WHAT YOU WILL DO: Everything from the first line of the data through the line with "import seaborn as sns" is to be echoed exactly, minus the pictures.

GIVEN DATA:
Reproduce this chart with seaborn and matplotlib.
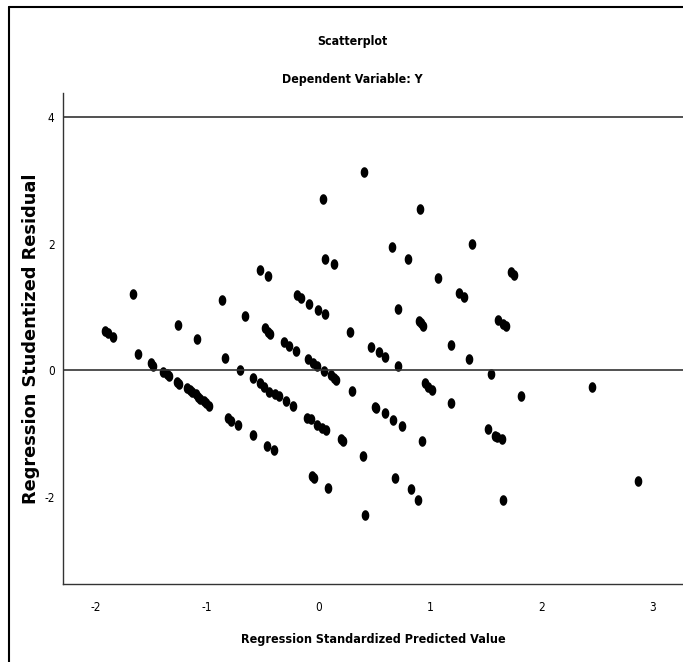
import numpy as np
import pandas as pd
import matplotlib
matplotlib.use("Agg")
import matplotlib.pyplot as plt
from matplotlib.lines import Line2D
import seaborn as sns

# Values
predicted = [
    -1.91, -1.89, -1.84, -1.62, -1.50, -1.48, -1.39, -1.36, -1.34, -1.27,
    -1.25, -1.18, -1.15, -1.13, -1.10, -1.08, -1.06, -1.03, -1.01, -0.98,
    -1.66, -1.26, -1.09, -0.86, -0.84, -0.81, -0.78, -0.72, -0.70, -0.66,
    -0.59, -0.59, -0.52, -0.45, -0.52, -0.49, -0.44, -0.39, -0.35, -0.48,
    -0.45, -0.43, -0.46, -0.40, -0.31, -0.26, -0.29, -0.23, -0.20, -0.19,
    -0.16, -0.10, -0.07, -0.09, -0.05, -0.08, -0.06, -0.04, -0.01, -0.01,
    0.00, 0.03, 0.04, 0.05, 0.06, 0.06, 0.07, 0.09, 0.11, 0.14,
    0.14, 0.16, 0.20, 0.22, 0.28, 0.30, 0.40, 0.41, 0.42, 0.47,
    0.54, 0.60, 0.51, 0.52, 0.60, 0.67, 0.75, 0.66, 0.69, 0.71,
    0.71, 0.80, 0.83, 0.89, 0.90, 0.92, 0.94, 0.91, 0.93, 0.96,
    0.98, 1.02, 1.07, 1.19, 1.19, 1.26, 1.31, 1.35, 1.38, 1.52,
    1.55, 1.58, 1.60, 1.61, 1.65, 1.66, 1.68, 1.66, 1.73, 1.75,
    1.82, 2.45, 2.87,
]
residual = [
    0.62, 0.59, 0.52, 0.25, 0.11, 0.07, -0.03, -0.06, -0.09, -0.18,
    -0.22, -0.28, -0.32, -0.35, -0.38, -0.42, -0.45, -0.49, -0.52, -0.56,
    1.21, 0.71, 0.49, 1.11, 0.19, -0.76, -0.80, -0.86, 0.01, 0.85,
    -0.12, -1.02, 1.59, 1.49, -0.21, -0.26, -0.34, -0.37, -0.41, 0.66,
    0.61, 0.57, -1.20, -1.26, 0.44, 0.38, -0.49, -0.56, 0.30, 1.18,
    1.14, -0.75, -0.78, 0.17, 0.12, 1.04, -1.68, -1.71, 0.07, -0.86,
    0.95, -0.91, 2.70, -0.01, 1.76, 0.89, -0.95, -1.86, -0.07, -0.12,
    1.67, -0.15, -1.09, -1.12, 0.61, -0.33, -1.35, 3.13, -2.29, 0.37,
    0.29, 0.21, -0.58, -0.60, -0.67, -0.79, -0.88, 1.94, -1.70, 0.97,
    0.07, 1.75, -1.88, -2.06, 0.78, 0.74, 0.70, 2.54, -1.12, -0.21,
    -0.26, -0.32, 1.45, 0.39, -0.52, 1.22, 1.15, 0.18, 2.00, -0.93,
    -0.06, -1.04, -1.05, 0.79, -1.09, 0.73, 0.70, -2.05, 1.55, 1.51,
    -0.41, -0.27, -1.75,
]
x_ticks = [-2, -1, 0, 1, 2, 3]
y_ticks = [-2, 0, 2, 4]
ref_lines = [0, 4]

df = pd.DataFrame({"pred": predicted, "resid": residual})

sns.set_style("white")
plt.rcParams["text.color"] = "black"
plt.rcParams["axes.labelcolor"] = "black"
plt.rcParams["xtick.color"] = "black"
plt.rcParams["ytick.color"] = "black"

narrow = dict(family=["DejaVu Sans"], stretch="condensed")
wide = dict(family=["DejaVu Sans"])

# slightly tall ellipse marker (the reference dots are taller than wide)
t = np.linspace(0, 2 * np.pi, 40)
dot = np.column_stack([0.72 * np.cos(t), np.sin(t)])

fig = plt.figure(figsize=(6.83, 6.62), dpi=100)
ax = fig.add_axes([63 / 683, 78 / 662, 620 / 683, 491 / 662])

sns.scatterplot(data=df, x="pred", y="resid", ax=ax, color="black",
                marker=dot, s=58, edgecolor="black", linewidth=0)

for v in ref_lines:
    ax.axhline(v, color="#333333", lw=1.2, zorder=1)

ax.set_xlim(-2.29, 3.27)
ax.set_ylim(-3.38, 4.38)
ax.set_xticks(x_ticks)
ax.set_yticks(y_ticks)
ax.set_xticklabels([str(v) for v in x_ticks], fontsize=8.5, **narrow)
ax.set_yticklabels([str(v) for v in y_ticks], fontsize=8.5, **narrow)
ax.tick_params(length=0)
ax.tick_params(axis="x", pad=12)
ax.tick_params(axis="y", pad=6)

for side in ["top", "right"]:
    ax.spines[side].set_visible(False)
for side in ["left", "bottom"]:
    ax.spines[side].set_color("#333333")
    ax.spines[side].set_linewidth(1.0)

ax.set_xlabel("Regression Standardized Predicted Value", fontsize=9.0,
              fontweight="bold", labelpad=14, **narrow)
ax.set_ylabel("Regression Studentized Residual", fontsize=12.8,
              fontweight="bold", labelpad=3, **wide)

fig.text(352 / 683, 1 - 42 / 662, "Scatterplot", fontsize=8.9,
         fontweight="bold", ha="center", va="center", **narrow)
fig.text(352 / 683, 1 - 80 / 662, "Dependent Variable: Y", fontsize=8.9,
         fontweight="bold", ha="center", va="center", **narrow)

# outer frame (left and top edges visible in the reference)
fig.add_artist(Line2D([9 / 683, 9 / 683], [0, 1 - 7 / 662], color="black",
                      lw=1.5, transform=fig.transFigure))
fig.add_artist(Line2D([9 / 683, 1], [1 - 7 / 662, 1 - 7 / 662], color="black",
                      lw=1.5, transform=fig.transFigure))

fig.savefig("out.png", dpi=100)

ANSWER FOR THIS EXERCISE:
Reproduce this chart with seaborn and matplotlib.
import numpy as np
import pandas as pd
import matplotlib
matplotlib.use("Agg")
import matplotlib.pyplot as plt
from matplotlib.lines import Line2D
import seaborn as sns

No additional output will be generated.